Tuesday, September 23, 2008

White Whales, Cat Pee, and The Other

Via Normblog, here's Mick Hartley discussing Moby Dick and a certain fuzzy shibboleth:

One of the reasons Moby Dick is so popular in literary circles is that it's one of those texts - indeed, one of the seminal texts - where you can introduce that concept so beloved of literary critics, the Other. With a capital O. Moby Dick is a symbol of the Other. He's different, being white, very big, and, well, a whale. So naturally Captain Ahab hates him with a passion. He's Other. The Other.

It explains a lot, this idea of the Other. ... If something's different, it could well qualify as being the Other, and therefore become the object of our irrational hatred.
Well no -- and I think this is Mick Hartley's point by way of irony -- the characteristic trouble with the Other is that it doesn't explain anything. It occupies the space where an explanation should be; it displaces an explanation. But isn't that the way with passion? Isn't the best way to kill a joke always to explain it? And isn't the same true of love or hatred?

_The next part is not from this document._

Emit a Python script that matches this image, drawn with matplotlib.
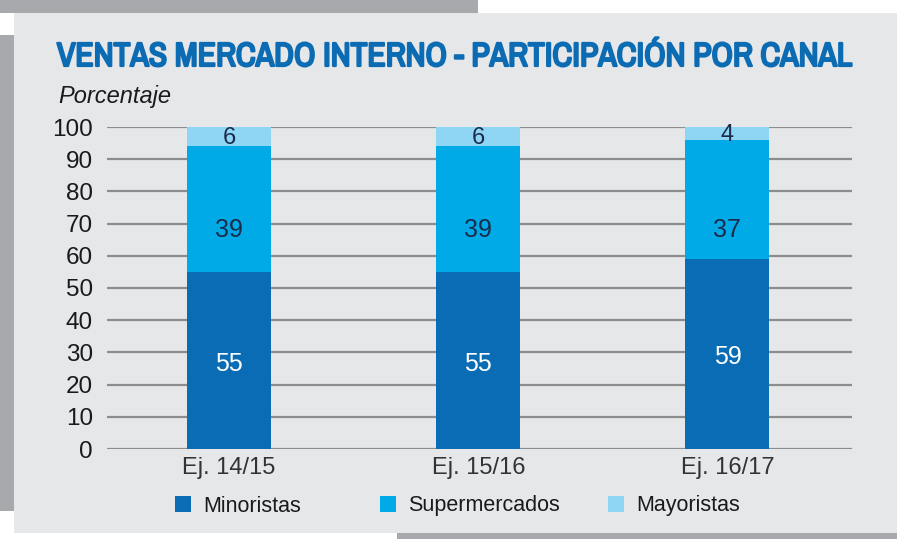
import matplotlib
matplotlib.use("Agg")
import matplotlib.pyplot as plt
from matplotlib.patches import Rectangle
from matplotlib import font_manager
import matplotlib.patheffects as pe
import numpy as np

# datos
periodos = ["Ej. 14/15", "Ej. 15/16", "Ej. 16/17"]
minoristas = [55, 55, 59]
supermercados = [39, 39, 37]
mayoristas = [6, 6, 4]
canales = ["Minoristas", "Supermercados", "Mayoristas"]
yticks = [0, 10, 20, 30, 40, 50, 60, 70, 80, 90, 100]

W, H = 897, 539
plt.rcParams['font.family'] = ['Liberation Sans', 'DejaVu Sans']

# buscar una fuente condensada para el titulo, si hay
angostas = sorted({f.name for f in font_manager.fontManager.ttflist
                   if "Condensed" in f.name or "Narrow" in f.name})
fuente_titulo = angostas[0] if angostas else "Liberation Sans"

fig = plt.figure(figsize=(W / 100, H / 100), dpi=100)
fig.patch.set_facecolor("white")


def caja(x0, y0, x1, y1, color):
    # rectangulo en pixeles (origen arriba a la izquierda)
    fig.add_artist(Rectangle((x0 / W, 1 - y1 / H), (x1 - x0) / W, (y1 - y0) / H,
                             transform=fig.transFigure, facecolor=color,
                             edgecolor="none", zorder=0))


# fondo del recuadro
caja(0, 0, 478, 13, "#a7a9ac")
caja(0, 35, 14, 511, "#a7a9ac")
caja(397, 533, 897, 539, "#a7a9ac")
caja(14, 13, 897, 533, "#e6e7e9")

# ejes: x 107-852, y 127-449
ax = fig.add_axes([107 / W, 1 - 449 / H, (852 - 107) / W, (449 - 127) / H])
ax.set_facecolor("none")

colores = ["#0a6cb5", "#00aae7", "#8fd6f4"]
x = np.arange(len(periodos))
ancho = 0.337
b1 = ax.bar(x, minoristas, ancho, color=colores[0], zorder=3, label=canales[0])
b2 = ax.bar(x, supermercados, ancho, bottom=minoristas, color=colores[1], zorder=3, label=canales[1])
base3 = [a + b for a, b in zip(minoristas, supermercados)]
b3 = ax.bar(x, mayoristas, ancho, bottom=base3, color=colores[2], zorder=3, label=canales[2])

for i in range(len(periodos)):
    ax.text(x[i], minoristas[i] / 2 - 1, str(minoristas[i]), ha="center", va="center",
            color="white", fontsize=18, zorder=4)
    ax.text(x[i], 68, str(supermercados[i]),
            ha="center", va="center", color="#1c2b4a", fontsize=18, zorder=4)
    ax.text(x[i], base3[i] + mayoristas[i] / 2 - 0.5, str(mayoristas[i]),
            ha="center", va="center", color="#1c2b4a", fontsize=17, zorder=4)

ax.set_ylim(0, 100)
ax.set_xlim(-0.49, 2.5)
ax.set_yticks(yticks)
ax.set_xticks(x)
ax.set_xticklabels(periodos)
ax.grid(axis="y", color="#8c8c8c", linewidth=1.6, zorder=1)
ax.set_axisbelow(True)
for s in ax.spines.values():
    s.set_visible(False)
ax.tick_params(axis="both", length=0, labelsize=17.5, colors="#1a1a1a")
ax.tick_params(axis="y", pad=10)
ax.tick_params(axis="x", labelsize=17, pad=6, labelcolor="#333333")
ax.margins(y=0)

# titulo, ajustado al ancho 57-853 px
titulo = fig.text(57 / W, 1 - 57 / H, "VENTAS MERCADO INTERNO - PARTICIPACIÓN POR CANAL",
                  ha="left", va="center", fontsize=30, fontweight="bold", color="#0b6bb3",
                  family=[fuente_titulo, "DejaVu Sans"])
titulo.set_path_effects([pe.withStroke(linewidth=1.6, foreground="#0b6bb3")])
r = fig.canvas.get_renderer()
ancho_px = titulo.get_window_extent(r).width
titulo.set_fontsize(min(30 * 794 / ancho_px, 32))

fig.text(58 / W, 1 - 97 / H, "Porcentaje", ha="left", va="center",
         fontsize=17, style="italic", color="#1a1a1a")

# leyenda: una entrada por canal, en su posicion
pos_leyenda = [175, 380, 608]
for h, nombre, px in zip([b1, b2, b3], canales, pos_leyenda):
    leg = fig.legend(handles=[h], labels=[nombre], frameon=False,
                     loc="center left", bbox_to_anchor=(px / W, 1 - 506 / H),
                     fontsize=15.5, handlelength=0.75, handleheight=0.75,
                     handletextpad=0.55, borderpad=0, borderaxespad=0)
    for t in leg.get_texts():
        t.set_color("#1a1a1a")

fig.savefig("out.png", dpi=100, facecolor=fig.get_facecolor())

It's not that Captain Ahab is without his reasons for hating the white whale: for starters, he lost one of his legs to it. It's easy to go too far in imbuing animals with human-like agency, but then again, I get pretty mad at my cats when they pee on my shoes, so I can understand developing a rage at a smarter animal that inflicted a greater harm. And yet that doesn't quite cover it:
'Vengeance on a dumb brute!' cried Starbuck, 'that simply smote thee from blindest instinct! Madness! To be enraged with a dumb thing, Captain Ahab, seems blasphemous.'

'Hark ye yet again, -- the little lower layer. All visible objects, man, are but as pasteboard masks. But in each event -- in the living act, the undoubted deed -- there, some unknown but still reasoning thing puts forth the mouldings of its features from behind the unreasoning mask. If man will strike, strike through the mask! How can the prisoner reach outside except by thrusting through the wall? To me, the white whale is that wall, shoved near to me. Sometimes I think there's naught beyond. But 'tis enough. He tasks me; he heaps me; I see in him outrageous strength, with an inscrutable malice sinewing it. That inscrutable thing is chiefly what I hate; and be the white whale agent, or be the white whale principal, I will wreak that hate upon him. Talk not to me of blasphemy, man; I'd strike the sun if it insulted me. For could the sun do that, then could I do the other; since there is ever a sort of fair play herein, jealousy presiding over all creations. But not my master, man, is even that fair play. Who's over me? Truth hath no confines. Take off thine eye! more intolerable than fiends' glarings is a doltish stare! So, so; thou reddenest and palest; my heat has melted thee to anger-glow. But look ye, Starbuck, what is said in heat, that thing unsays itself. There are men from whom warm words are small indignity. I meant not to incense thee. Let it go.
Yammering about the Other is vague but that's because our motives and emotions are often nebulous, as are the motives and emotions of some of the best literary characters. It is a way of calling attention to the gulf between reason and passion; 'the Other' covers what Ahab tries but fails to explain as he declaims against an animal.

Hartley continues:
So, inevitably, a BBC programme with a whole hour to devote to the subject of whales will end up discussing Al Qaeda and Saddam Hussein. You see the connection? The Other. Why do we hate (or rather, why are we encouraged to hate) Osama Bin Laden? Because he represents the Other. ... We attacked Iraq because Saddam was, for us, the Other. Not because he was in breach of UN resolutions, had invaded two neighbouring countries, had conducted a genocidal campaign against some of his own people, was in pursuit of weapons of mass destruction, and was setting up a dynasty of psychopaths in the heart of the Middle East. No, it was because he was the Other.
I didn't see the BBC documentary under discussion but I've encountered similar presentations. Yes, we can cite reason after reason -- none of them vague -- for why Saddam Hussein and Osama bin Laden deserve our enmity. But does that really cover it? Is there not something to the way they look, speak, and otherwise seem that contributes? I think so.